On Acceptance Criteria

Notes on writing good acceptance criteria: I have found this article Patterns of effective acceptance criteria useful in understanding how best to write good acceptance criteria.

Why do we write acceptance criteria : Acceptance Criteria are a way of capturing the expected behaviour of the system, written in such a way that we can easily test to see if they have been met. So we have a couple of main motivations -

  • Capturing expected behaviour: Given that the acceptance criteria are (largely) written before development starts; and because they capture expected system behaviour, they should form part of the business sign-off of the story. With this in mind they should be written in such a way that a business person can read and understand them
  • Enable Testing : The Acceptance Criteria of the story will ultimately be used to determine when the story is done. In order to be complete all the behaviours documented in the criteria must be met so they should be clear enough to explain to a user what steps to take to ensure that the criteria are met and also unambiguous enough that anyone testing them can clearly see if their testing succeeds or fails
  • Improve developer understanding : Acceptance criteria helps facilitate better developer understanding

Similarity between automated testing steps & acceptance criteria

  • Setup / Given tells us the prerequisites (what needs to be setup / done before we start this test?) – this will be the setup phase of automated testing
  • Perform the required action / When tells us the action that needs to happen in order to trigger the outcomes that we are testing for – this will be the action that the test needs to perform
  • Validate the results / Then tells us what to expect when the action is performed – this is the validation step of the automated test
  • Teardown will then clean up any persistent setup to ensure that the test can be run repeatedly without any adverse impacts

Patterns to write good acceptance criteria

  • Readable : “Does this acceptance criteria read well? Is it clearly understandable?” Can the business read and sign-off on it ?
  • Testable : “Can I easily test the results laid out in the acceptance criteria?”. 2 anti-patters are
    • use of vague statements
    • use of a non-system outcome ( can i write an assert statement in my automated test ? )
  • Implmentation agnostic : “Does the acceptance criteria drive the developers down a particular implementation route?” If the acceptance criteria specifies implementation detail then re-write it to remove the implementation and make it agnostic.

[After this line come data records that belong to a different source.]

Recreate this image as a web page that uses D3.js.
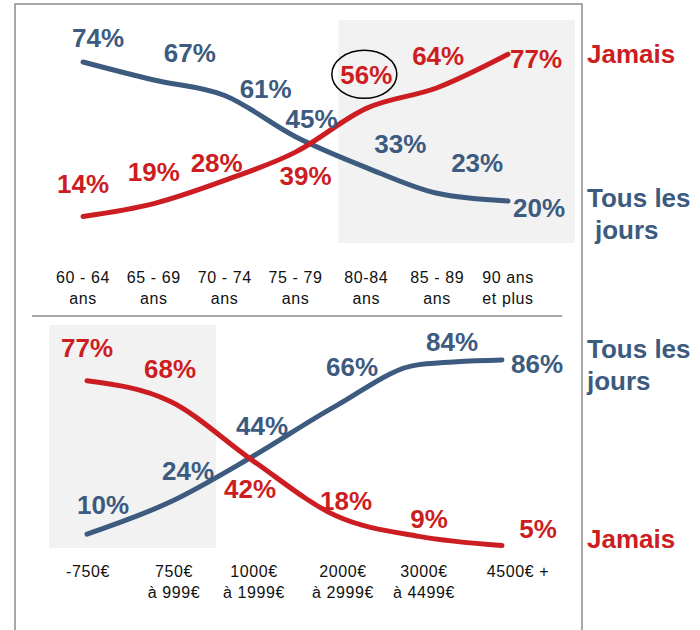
<!DOCTYPE html>
<html>
<head>
<meta charset="utf-8">
<script src="https://cdn.jsdelivr.net/npm/d3@7"></script>
<style>
  body { margin: 0; background: #fff; }
  svg text { font-family: "Liberation Sans", Arial, sans-serif; }
</style>
</head>
<body>
<svg id="chart" width="700" height="630"></svg>
<script>
// top chart : age groups
var ageLabels = [["60 - 64", "ans"], ["65 - 69", "ans"], ["70 - 74", "ans"], ["75 - 79", "ans"], ["80-84", "ans"], ["85 - 89", "ans"], ["90 ans", "et plus"]];
var ageTous = [74, 67, 61, 45, 33, 23, 20];
var ageJamais = [14, 19, 28, 39, 56, 64, 77];

// bottom chart : income
var revLabels = [["-750€", ""], ["750€", "à 999€"], ["1000€", "à 1999€"], ["2000€", "à 2999€"], ["3000€", "à 4499€"], ["4500€ +", ""]];
var revTous = [10, 24, 44, 66, 84, 86];
var revJamais = [77, 68, 42, 18, 9, 5];

var red = "#cc1e22",
    blue = "#3d5a7f";

var svg = d3.select("#chart");

// frame
svg.append("path")
    .attr("d", "M15,640 V4 H582 V640")
    .attr("fill", "none")
    .attr("stroke", "#8c8c8c")
    .attr("stroke-width", 1.5);
svg.append("line")
    .attr("x1", 32).attr("x2", 562)
    .attr("y1", 316).attr("y2", 316)
    .attr("stroke", "#8c8c8c")
    .attr("stroke-width", 1.5);

function drawPanel(cfg) {
  var x = d3.scalePoint()
      .domain(d3.range(cfg.labels.length))
      .range(cfg.xRange);
  var y = d3.scaleLinear()
      .domain([0, 100])
      .range([cfg.y0, cfg.y0 - 100 * cfg.k]);

  var g = svg.append("g");

  // shaded zone
  g.append("rect")
      .attr("x", x(cfg.shade[0]) - cfg.shadePad[0])
      .attr("width", x(cfg.shade[1]) - x(cfg.shade[0]) + cfg.shadePad[0] + cfg.shadePad[1])
      .attr("y", cfg.shadeY[0])
      .attr("height", cfg.shadeY[1] - cfg.shadeY[0])
      .attr("fill", "#f2f2f2");

  var line = d3.line()
      .x(function(d, i) { return x(i); })
      .y(function(d) { return y(d); })
      .curve(d3.curveMonotoneX);

  cfg.series.forEach(function(s) {
    g.append("path")
        .datum(s.values)
        .attr("d", line)
        .attr("fill", "none")
        .attr("stroke", s.color)
        .attr("stroke-width", 5)
        .attr("stroke-linecap", "round");
  });

  cfg.series.forEach(function(s) {
    g.selectAll(null)
      .data(s.values)
      .enter().append("text")
        .attr("x", function(d, i) { return x(i) + s.dx[i]; })
        .attr("y", function(d, i) { return y(d) + s.dy[i]; })
        .attr("text-anchor", "middle")
        .attr("font-size", 26)
        .attr("font-weight", "bold")
        .attr("fill", s.color)
        .text(function(d) { return d + "%"; });
  });

  // category labels
  var tick = g.selectAll(null)
    .data(cfg.labels)
    .enter().append("text")
      .attr("text-anchor", "middle")
      .attr("font-size", 16)
      .attr("letter-spacing", 0.6)
      .attr("fill", "#111");
  tick.append("tspan")
      .attr("x", function(d, i) { return x(i) + (cfg.tickDx[i] || 0); })
      .attr("y", cfg.tickY)
      .text(function(d) { return d[0]; });
  tick.append("tspan")
      .attr("x", function(d, i) { return x(i) + (cfg.tickDx[i] || 0); })
      .attr("y", cfg.tickY + 21)
      .text(function(d) { return d[1]; });

  // legend at right
  cfg.legend.forEach(function(l) {
    var t = g.append("text")
        .attr("font-size", 26)
        .attr("font-weight", "bold")
        .attr("fill", l.color);
    l.lines.forEach(function(txt, j) {
      t.append("tspan")
          .attr("x", 587 + (l.indent[j] || 0))
          .attr("y", l.y + j * 32)
          .text(txt);
    });
  });

  return {x: x, y: y, g: g};
}

var agePanel = drawPanel({
  labels: ageLabels,
  xRange: [83, 508],
  y0: 252.5, k: 2.574,
  shade: [4, 6], shadePad: [28, 67], shadeY: [20, 243],
  tickY: 283,
  tickDx: [],
  series: [
    {values: ageTous, color: blue,
     dx: [15, 36, 41, 16, 34, 40, 31],
     dy: [-15, -18, 3, -9, -15, -21, 16]},
    {values: ageJamais, color: red,
     dx: [0, 0, -8, 10, 0, 1, 28],
     dy: [-23, -23, -8, 33, -24, -23, 14]}
  ],
  legend: [
    {lines: ["Jamais"], color: red, y: 63, indent: []},
    {lines: ["Tous les", "jours"], color: blue, y: 207, indent: [0, 8]}
  ]
});

// circle around 56%
agePanel.g.append("ellipse")
    .attr("cx", agePanel.x(4) - 2)
    .attr("cy", agePanel.y(ageJamais[4]) - 34)
    .attr("rx", 32.5)
    .attr("ry", 24)
    .attr("fill", "none")
    .attr("stroke", "#000")
    .attr("stroke-width", 1.5);

drawPanel({
  labels: revLabels,
  xRange: [87, 502],
  y0: 557, k: 2.29,
  shade: [0, 1], shadePad: [38, 46], shadeY: [325, 548],
  tickY: 577,
  tickDx: [1, 4, 1, 7, 5, 16],
  series: [
    {values: revTous, color: blue,
     dx: [16, 18, 9, 16, 33, 35],
     dy: [-20, -22, -21, -30, -14, 13]},
    {values: revJamais, color: red,
     dx: [0, 0, -3, 10, 10, 36],
     dy: [-24, -23, 37, -6, -8, -8]}
  ],
  legend: [
    {lines: ["Tous les", "jours"], color: blue, y: 358, indent: [0, 0]},
    {lines: ["Jamais"], color: red, y: 548, indent: []}
  ]
});
</script>
</body>
</html>
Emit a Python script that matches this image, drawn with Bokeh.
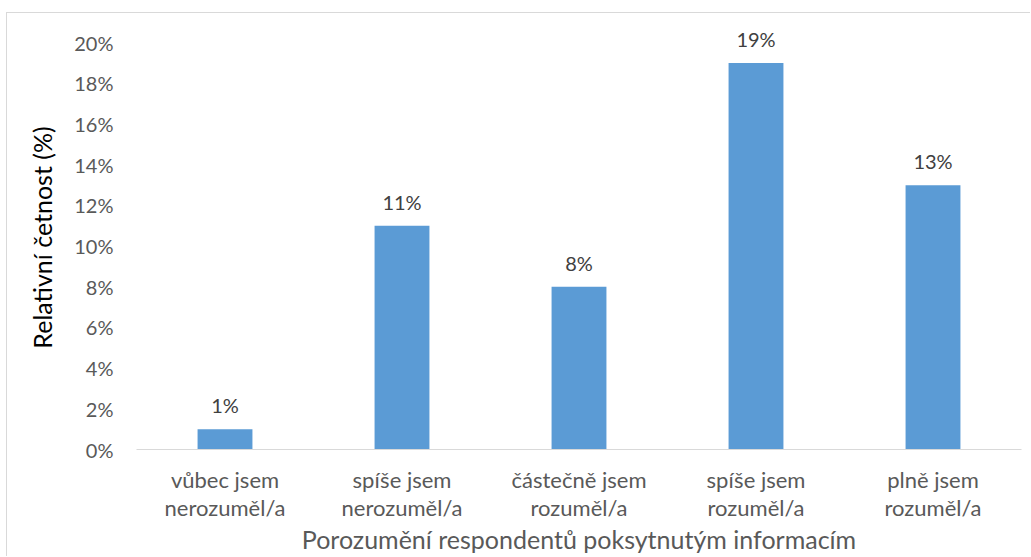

Do this by focusing on the functionality rather than the form of the outcome
  • Actionable when statement : “Can I automate the when statement?”. The symptoms for the anti-pattern often contain the real action in the Given statement instead of moving it to the When clause
  • Strong Verb Usage : Avoid should etc. “Is the language used deterministic?”
  • Keep the criteria specific to the story : Try to ensure that the When portions of the criteria are specific to the story that is being developed
  • tell a story - Does the acceptance criteria walk the user through the scenario?